# ammonia levels



## sniper8752 (Aug 9, 2010)

i checked my betta tank (and my goldfish tank), and they both have a level of ammonia b/w 0 and 0.25ppm. in my betta tank, i only have one fish, and a 10 gallon tank, and do 50% water change every week. i try to give him only one pellet now. i have been looking for a ammonia filter of some sort, and found this one here: http://www.amazon.com/Hagen-Aquacle...H0/ref=sr_1_11?ie=UTF8&qid=1297185567&sr=8-11. What do you think of this? is it worth it? 

thanks!


----------



## Oldfishlady (Mar 1, 2010)

What kind of dechlorinator are you using and have you checked your source water for ammonia...also, when was the last time you cleaned the filter media or last change of the filter media, how long has the tank been setup and running...what are your other water pram numbers for nitrite, nitrate, pH and water temp...


----------



## sniper8752 (Aug 9, 2010)

water temp around 80, i use aquasafe by tetraaqua, and i have not checked my water source... might be a good idea. i believe i cleaned the filter a few weeks ago.


----------



## Oldfishlady (Mar 1, 2010)

Aquasafe also binds with ammonia-so you may be reading ammonium the test can't tell the difference....is the tank cycled and what about any other water pram numbers do you have them to post?

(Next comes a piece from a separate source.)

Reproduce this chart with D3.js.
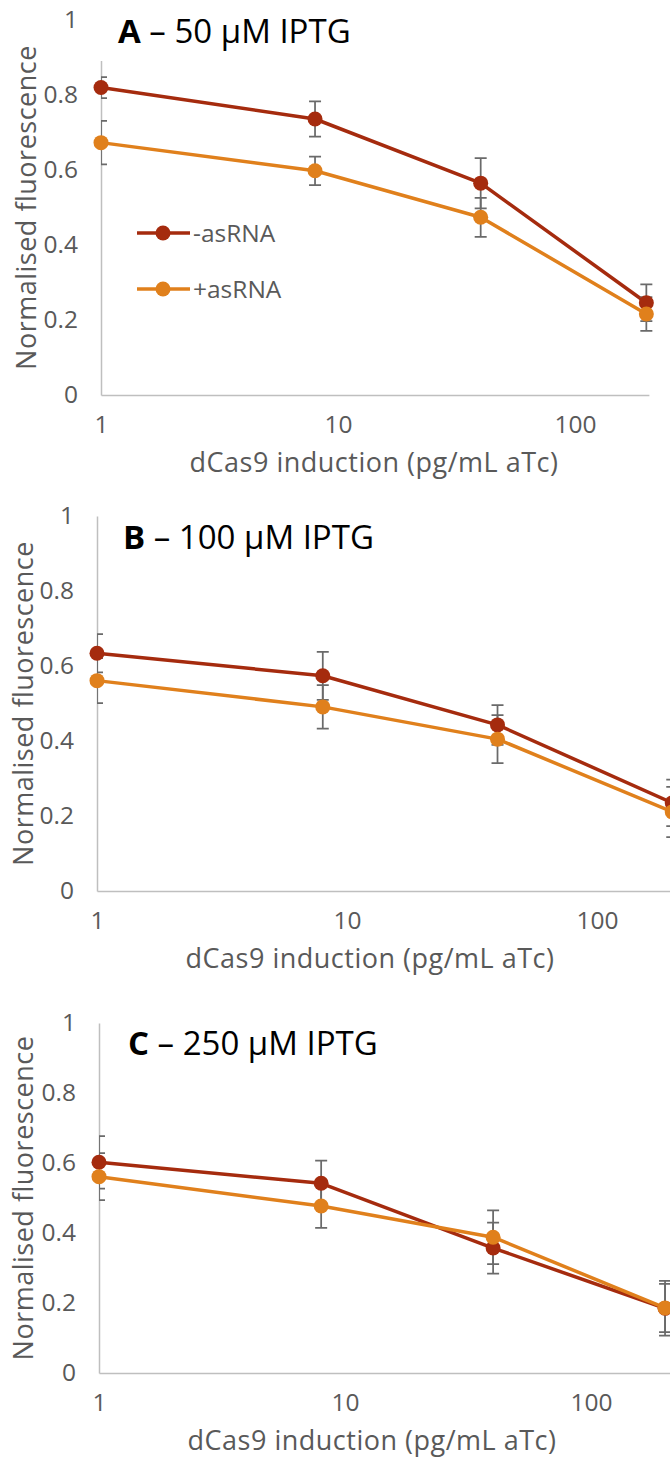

Ammonia 0.25ppm is not too high and depending on when the last water change and how close from the time you tested and used the dechlorinator and if uneaten food was removed, how well you vacuumed, other water prams and nitrogen cycle stage, filter cleaning/changes...etc.....can account for a low ammonia spike or it could even be ammonium...how is the fish acting and I would recommend that you make another 50% water change now for the ammonia spike....use of products to cover up an issue is not always the best method....those product are great for emergency, high ammonia, temporary overstocking..etc.....but not long term to cover up a problem....


----------



## Canuck Fins (Oct 5, 2010)

Live plants would be another option if you want an ammonia filter.


----------



## sniper8752 (Aug 9, 2010)

hm, how do plants help? do they take in the ammonia?


----------



## Oldfishlady (Mar 1, 2010)

Yes, active growth of live plants use ammonia for plant food....they can help prevent spikes in properly stocked tanks when the plant is a fast growing plant in active growth state, but sudden spikes need to be taken care of with water changes...


----------



## sniper8752 (Aug 9, 2010)

ok, because i did several in a row before, and it didn't help. i'm thinkin its my water, because my betta is small, and i only give it a pellet a day. what kinda plants are good in 80 degree water?


----------



## Oldfishlady (Mar 1, 2010)

Hornworth, water lettuce, frogbit all good floater...good stem-water wisteria, rotala, ludwigia, naja, hygrophilia...check your source water and if it is your source water...use a dechlorinator that will bind the ammonia like Prime...


----------